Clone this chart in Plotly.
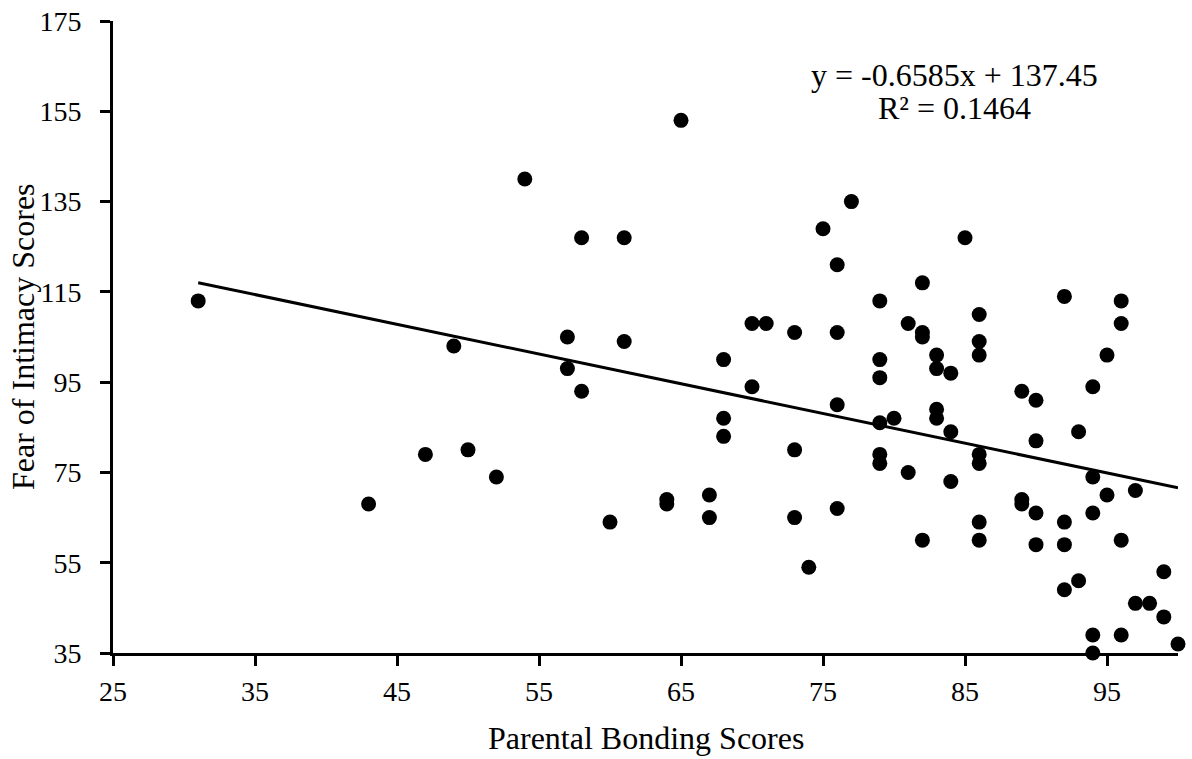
import plotly.graph_objects as go
import numpy as np

# Data
bonding = [31, 43, 47, 49, 50, 52, 54, 57, 57, 58, 58, 60, 61, 61, 64, 64, 65, 67, 67,
           68, 68, 68, 70, 70, 71, 73, 73, 73, 74, 75, 76, 76, 76, 76, 77,
           79, 79, 79, 79, 79, 79, 80, 81, 81, 82, 82, 82, 82, 83, 83, 83, 83,
           84, 84, 84, 85, 86, 86, 86, 86, 86, 86, 86, 89, 89, 89, 90, 90, 90, 90,
           92, 92, 92, 92, 93, 93, 94, 94, 94, 94, 94, 95, 95, 96, 96, 96, 96,
           97, 97, 98, 99, 99, 100]
intimacy = [113, 68, 79, 103, 80, 74, 140, 105, 98, 127, 93, 64, 127, 104, 69, 68, 153, 70, 65,
            100, 87, 83, 108, 94, 108, 106, 80, 65, 54, 129, 121, 106, 90, 67, 135,
            113, 100, 96, 86, 79, 77, 87, 108, 75, 117, 106, 105, 60, 101, 98, 89, 87,
            97, 84, 73, 127, 110, 104, 101, 79, 77, 64, 60, 93, 69, 68, 91, 82, 66, 59,
            114, 64, 59, 49, 84, 51, 94, 74, 66, 39, 35, 101, 70, 113, 108, 60, 39,
            71, 46, 46, 53, 43, 37]

slope = -0.6585
intercept = 137.45
r_squared = 0.1464

x_ticks = [25, 35, 45, 55, 65, 75, 85, 95]
y_ticks = [35, 55, 75, 95, 115, 135, 155, 175]

x_title = "Parental Bonding Scores"
y_title = "Fear of Intimacy Scores"

font_family = "Liberation Serif, Times New Roman, serif"

fig = go.Figure()
fig.add_trace(go.Scatter(
    x=bonding, y=intimacy, mode="markers",
    marker=dict(size=15, color="black"),
    showlegend=False, hoverinfo="x+y", cliponaxis=False))

x_line = np.array([min(bonding), max(bonding)])
fig.add_trace(go.Scatter(
    x=x_line, y=slope * x_line + intercept, mode="lines",
    line=dict(color="black", width=3),
    showlegend=False, hoverinfo="skip"))

ann_font = dict(family=font_family, size=32, color="black")
fig.add_annotation(
    x=0.7906, y=0.9146, xref="paper", yref="paper",
    text=f"y = {slope}x + {intercept}",
    showarrow=False, xanchor="center", yanchor="middle", font=ann_font)
fig.add_annotation(
    x=0.7906, y=0.8623, xref="paper", yref="paper",
    text=f"R² = {r_squared}",
    showarrow=False, xanchor="center", yanchor="middle", font=ann_font)

# axis titles
fig.add_annotation(
    x=0.5, y=-0.1345, xref="paper", yref="paper", text=x_title,
    showarrow=False, xanchor="center", yanchor="middle", font=ann_font)
fig.add_annotation(
    x=-0.0845, y=0.5, xref="paper", yref="paper", text=y_title, textangle=-90,
    showarrow=False, xanchor="center", yanchor="middle", font=ann_font)

axis_common = dict(
    showgrid=False, zeroline=False, showline=True, linecolor="black", linewidth=3,
    ticks="outside", ticklen=10, tickwidth=3, tickcolor="black",
    tickfont=dict(family=font_family, size=28, color="black"),
    automargin=False, ticklabeloverflow="allow",
)

fig.update_layout(
    width=1192, height=759,
    margin=dict(l=113, r=14, t=21, b=106),
    paper_bgcolor="white", plot_bgcolor="white",
    xaxis=dict(range=[25, 100], tickvals=x_ticks, ticklabelstandoff=1, **axis_common),
    yaxis=dict(range=[35, 175.01], tickvals=y_ticks, ticklabelstandoff=13, **axis_common),
)

fig.write_html("out.html", config={"displayModeBar": False},
               post_script="document.body.style.margin='0px';")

WORK TO COMPLETE -> Repeat, with no pictures, each line from the beginning of the data through the line containing "import numpy as np", inclusive.

RESULT OF THE EXERCISE ->
Clone this chart in Plotly.
import plotly.graph_objects as go
import numpy as np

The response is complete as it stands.